For Tennessee Williams, Painting Was Another Way to Express Emotions

Tess Thackara
Oct 3, 2018 10:18PM

Tennessee Williams, Citizen of World III, 1970s. On loan from David Wolkowsky. Courtesy of The Jewish Museum of Florida-FIU.

Tennessee Williams, Michael York, 1970s. On loan from David Wolkowsky. Courtesy of The Jewish Museum of Florida-FIU.

When Tennessee Williams wrote one of the most heated scenes in the 1947 play A Streetcar Named Desire, he imagined a Vincent van Gogh painting hanging on the wall. “There is a picture of Van Gogh’s of a billiard-parlor at night,” he wrote in the stage directions for scene three. “The kitchen now suggests that sort of lurid nocturnal brilliance, the raw colors of childhood’s spectrum.” Williams presumably saw in the Dutch artist’s painting The Night Cafe (1888)—with its agitated brushstrokes and haloes of oppressive light emanating from hanging lampshades—an apt corollary for a scene of simmering tension that unfolds around a poker table on a hot, humid night in New Orleans.

It wasn’t the only instance in which Williams responded to a work of visual art. (He penned a poem in response to Pierre Bonnard’s 1913 Salle à manger à la campagne after seeing the painting on a visit to the San Francisco Art Fair in 1939.) And the playwright was also a visual artist in his own right, albeit an amateur one.
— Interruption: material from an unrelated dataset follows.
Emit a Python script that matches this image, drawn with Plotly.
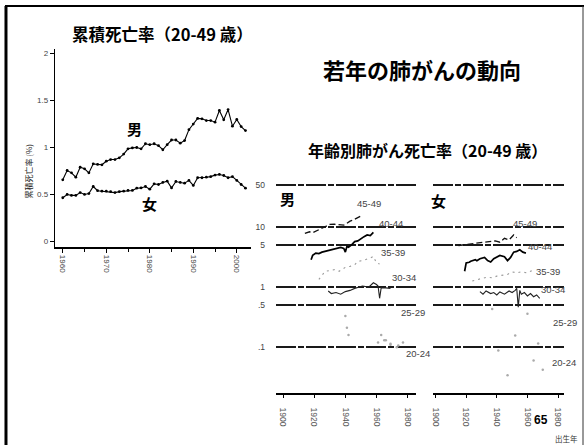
import math
import plotly.graph_objects as go

W, H = 585, 445

# ---------------- data ----------------
# Left chart: cumulative mortality (20-49 years), %
years = list(range(1960, 2003))
male_cum = [0.656, 0.755, 0.73, 0.684, 0.79, 0.773, 0.73, 0.826, 0.82, 0.816,
            0.854, 0.872, 0.872, 0.89, 0.93, 0.986, 0.996, 1.0, 0.986, 1.04,
            1.03, 1.04, 1.02, 0.976, 1.03, 1.08, 1.08, 1.046, 1.074, 1.19,
            1.25, 1.31, 1.305, 1.287, 1.287, 1.27, 1.394, 1.295, 1.404, 1.227,
            1.298, 1.223, 1.18]
female_cum = [0.465, 0.5, 0.49, 0.49, 0.52, 0.5, 0.51, 0.585, 0.54, 0.535,
              0.535, 0.53, 0.52, 0.53, 0.535, 0.543, 0.543, 0.567, 0.57, 0.585,
              0.556, 0.613, 0.606, 0.628, 0.642, 0.57, 0.638, 0.628, 0.62, 0.65,
              0.596, 0.678, 0.678, 0.684, 0.69, 0.706, 0.713, 0.702, 0.678, 0.69,
              0.65, 0.606, 0.567]
left_yticks = [0, 0.5, 1, 1.5, 2]
left_yticktext = ["0", "0.5", "1", "1.5", "2"]
left_xticks = [1960, 1970, 1980, 1990, 2000]

# Right chart: age-specific lung cancer mortality by birth year (log scale)
m45_x = [1914, 1917, 1919, 1921, 1924, 1927, 1930, 1933, 1936, 1939, 1941, 1943, 1945, 1947, 1949, 1951]
m45_y = [7.8, 8.3, 8.0, 8.5, 9.2, 10.1, 11.0, 11.1, 11.0, 10.7, 11.5, 12.5, 13.0, 13.8, 14.5, 15.7]
m40_x = [1918, 1919, 1921, 1923, 1925, 1928, 1931, 1934, 1937, 1939, 1940, 1941, 1942, 1944, 1946, 1948, 1950, 1952, 1954, 1956, 1958]
m40_y = [2.85, 3.36, 3.67, 3.6, 3.81, 4.0, 4.17, 4.44, 4.55, 4.4, 3.81, 4.72, 4.6, 5.03, 5.7, 5.86, 6.48, 6.9, 7.35, 7.2, 8.13]
m35_x = [1923, 1927, 1930, 1933, 1936, 1940, 1943, 1946, 1948, 1951, 1956, 1958, 1960, 1962]
m35_y = [1.34, 1.83, 1.88, 1.95, 1.83, 2.13, 2.21, 2.36, 2.68, 2.75, 3.04, 3.24, 2.51, 2.42]
m30_x = [1929, 1931, 1934, 1937, 1940, 1943, 1946, 1949, 1951, 1955, 1958, 1960, 1961, 1962, 1963, 1966, 1969]
m30_y = [0.86, 0.78, 0.81, 0.76, 0.84, 0.88, 0.95, 1.0, 1.04, 1.0, 1.18, 1.1, 1.04, 0.65, 0.97, 0.97, 0.95]
m25_x = [1940, 1941, 1942, 1963, 1966, 1969, 1974]
m25_y = [0.33, 0.21, 0.16, 0.16, 0.13, 0.114, 0.107]
m20_x = [1961, 1965, 1969, 1973, 1977]
m20_y = [0.12, 0.13, 0.11, 0.1, 0.12]

f45_x = [1915, 1918, 1921, 1924, 1929, 1932, 1935, 1939, 1942, 1945, 1948, 1951, 1953]
f45_y = [4.91, 5.03, 5.2, 5.36, 5.5, 5.6, 5.71, 5.86, 5.57, 6.48, 6.08, 7.35, 6.6]
f40_x = [1919, 1920, 1922, 1923, 1926, 1927, 1929, 1932, 1934, 1936, 1938, 1940, 1942, 1945, 1947, 1949, 1951, 1953, 1955, 1957, 1959]
f40_y = [1.83, 2.51, 2.58, 2.68, 2.85, 2.75, 2.96, 3.11, 2.75, 2.61, 2.96, 3.11, 3.36, 3.19, 2.75, 3.11, 3.81, 3.91, 4.17, 3.81, 3.67]
f35_x = [1924, 1927, 1930, 1934, 1937, 1940, 1943, 1947, 1950, 1953, 1956, 1960, 1963]
f35_y = [1.26, 1.34, 1.39, 1.46, 1.42, 1.52, 1.58, 1.62, 1.79, 1.72, 1.79, 1.72, 1.88]
f30_x = [1929, 1931, 1933, 1936, 1938, 1940, 1942, 1945, 1948, 1950, 1952, 1953, 1954, 1955, 1956, 1958, 1960, 1962, 1964, 1966, 1968]
f30_y = [0.84, 0.76, 0.86, 0.78, 0.81, 0.74, 0.83, 0.76, 0.86, 0.81, 0.88, 0.95, 0.46, 0.88, 0.76, 0.81, 0.71, 0.78, 0.69, 0.74, 0.65]
f25_x = [1937, 1941, 1952, 1960, 1967]
f25_y = [0.43, 0.088, 0.156, 0.36, 0.115]
f20_x = [1947, 1964, 1970]
f20_y = [0.034, 0.06, 0.042]

right_yticks = [50, 10, 5, 1, 0.5, 0.1]
right_yticktext = ["50", "10", "5", "1", ".5", ".1"]
right_xticks = [1900, 1920, 1940, 1960, 1980]
age_groups = ["45-49", "40-44", "35-39", "30-34", "25-29", "20-24"]

# ---------------- layout helpers ----------------
def fx(p):
    return p / W

def fy(p):
    return 1 - p / H

JP = "Noto Sans CJK JP"
SANS = "Liberation Sans, DejaVu Sans, sans-serif"
TICKFONT = dict(family=SANS, size=8, color="#444")

fig = go.Figure()

# Left chart
fig.add_trace(go.Scatter(x=years, y=male_cum, mode="lines+markers",
                         line=dict(color="black", width=1.1),
                         marker=dict(size=2.8, color="black"),
                         xaxis="x", yaxis="y", showlegend=False))
fig.add_trace(go.Scatter(x=years, y=female_cum, mode="lines+markers",
                         line=dict(color="black", width=1.1),
                         marker=dict(size=2.8, color="black"),
                         xaxis="x", yaxis="y", showlegend=False))

# Right chart: male (x2/y2), female (x3/y3)
def add_series(xs, ys, ax, style):
    fig.add_trace(go.Scatter(x=xs, y=ys, xaxis="x" + ax, yaxis="y" + ax,
                             showlegend=False, **style))

S45 = dict(mode="lines", line=dict(color="#111", width=1.3, dash="6px,3px"))
S40 = dict(mode="lines", line=dict(color="black", width=1.7))
S35 = dict(mode="lines", line=dict(color="#9a9a9a", width=1.1, dash="2px,4px"))
S30 = dict(mode="lines", line=dict(color="#222", width=1.1))
SLO = dict(mode="markers", marker=dict(size=2.5, color="#aaa"))

add_series(m45_x, m45_y, "2", S45)
add_series(m40_x, m40_y, "2", S40)
add_series(m35_x, m35_y, "2", S35)
add_series(m30_x, m30_y, "2", S30)
add_series(m25_x, m25_y, "2", SLO)
add_series(m20_x, m20_y, "2", SLO)
add_series(f45_x, f45_y, "3", S45)
add_series(f40_x, f40_y, "3", S40)
add_series(f35_x, f35_y, "3", S35)
add_series(f30_x, f30_y, "3", S30)
add_series(f25_x, f25_y, "3", SLO)
add_series(f20_x, f20_y, "3", SLO)

log_range = [math.log10(0.0172), math.log10(59)]
grid_common = dict(showgrid=True, gridcolor="#1a1a1a", gridwidth=1.6, griddash="20px,2px,6px,2px",
                   zeroline=False, showline=False, type="log", range=log_range,
                   tickvals=right_yticks, ticktext=right_yticktext,
                   domain=[fy(393), fy(180)])
xr_common = dict(showline=True, linecolor="black", linewidth=1.5, showgrid=False,
                 zeroline=False, ticks="outside", ticklen=3, tickcolor="black",
                 tickvals=right_xticks, tickangle=90, tickfont=dict(family=SANS, size=8.5, color="#555"),
                 ticklabelstandoff=8)

fig.update_layout(
    width=W, height=H, margin=dict(l=0, r=0, t=0, b=0),
    paper_bgcolor="white", plot_bgcolor="rgba(0,0,0,0)",
    xaxis=dict(domain=[fx(53), fx(250)], range=[1958.17, 2003.3],
               showline=True, linecolor="black", linewidth=1.5, showgrid=False, zeroline=False,
               ticks="outside", ticklen=4, tickcolor="black", tickvals=left_xticks,
               tickangle=90, tickfont=TICKFONT,
               minor=dict(dtick=5, tick0=1960, ticks="outside", ticklen=3, tickcolor="black"),
               anchor="y"),
    yaxis=dict(domain=[fy(247), fy(48)], range=[-0.064, 2.05],
               showline=True, linecolor="black", linewidth=1.2, showgrid=False, zeroline=False,
               ticks="outside", ticklen=4, tickcolor="black",
               tickvals=left_yticks, ticktext=left_yticktext, tickfont=TICKFONT,
               anchor="x"),
    xaxis2=dict(domain=[fx(275), fx(415)], range=[1895.5, 1985.1], anchor="y2", **xr_common),
    yaxis2=dict(anchor="x2", showticklabels=True, ticks="", ticklabelstandoff=10,
                tickfont=dict(family=SANS, size=8.5, color="#444"), **grid_common),
    xaxis3=dict(domain=[fx(432), fx(564)], range=[1898.05, 1983.9], anchor="y3", **xr_common),
    yaxis3=dict(anchor="x3", showticklabels=False, ticks="", **grid_common),
)

ann = []
def text(x, y, s, size, bold=False, family=JP, color="black", xref="paper", yref="paper",
         xanchor="center", angle=0):
    ann.append(dict(x=x, y=y, xref=xref, yref=yref, text=("<b>%s</b>" % s) if bold else s,
                    showarrow=False, xanchor=xanchor, yanchor="middle", textangle=angle,
                    font=dict(family=family, size=size, color=color)))

text(fx(161), fy(33), "累積死亡率（20-49 歳）", 16.5, bold=True)
text(fx(421), fy(68), "若年の肺がんの動向", 22, bold=True)
text(fx(427), fy(149), "年齢別肺がん死亡率（20-49 歳）", 16, bold=True)
text(fx(27), fy(170), "累積死亡率 (%)", 8, angle=-90, color="#222")
text(1976.5, 1.2, "男", 15, bold=True, xref="x", yref="y")
text(1980, 0.40, "女", 15, bold=True, xref="x", yref="y")
text(fx(286), fy(198), "男", 15, bold=True)
text(fx(438), fy(200), "女", 15, bold=True)

male_lab = [(368, 203), (390, 223), (392, 252), (403, 277), (412, 312), (417, 353)]
female_lab = [(525, 223), (540, 246), (548, 271), (553, 289), (565, 322), (564, 362)]
for lab, (px, py) in zip(age_groups, male_lab):
    text(fx(px), fy(py), lab, 9.5, family=SANS, color="#444")
for lab, (px, py) in zip(age_groups, female_lab):
    text(fx(px), fy(py), lab, 9.5, family=SANS, color="#444")

text(fx(541), fy(420), "65", 12, bold=True, family=SANS)
text(fx(566), fy(438), "出生年", 7.5, color="#333")

fig.update_layout(annotations=ann)

# page frame
fig.add_shape(type="line", xref="paper", yref="paper", x0=fx(4), x1=fx(4), y0=-0.05, y1=fy(5),
              line=dict(color="black", width=3))
fig.add_shape(type="line", xref="paper", yref="paper", x0=fx(3), x1=fx(584), y0=fy(5), y1=fy(5),
              line=dict(color="black", width=2))
fig.add_shape(type="line", xref="paper", yref="paper", x0=fx(583), x1=fx(583), y0=-0.05, y1=fy(5),
              line=dict(color="#333", width=1))

fig.write_html("out.html", config={"displayModeBar": False},
               post_script="document.body.style.margin='0';document.body.style.overflow='hidden';")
Over the course of his life, he made dozens of paintings—of lovers, characters from his plays, actors, authors, and landscapes—that give a glimpse into Williams’s personal life, and suggest another outlet the writer used to express his emotions.

Tennessee Williams, Le Solitaire, 1977. On loan from David Wolkowsky. Courtesy of The Jewish Museum of Florida-FIU.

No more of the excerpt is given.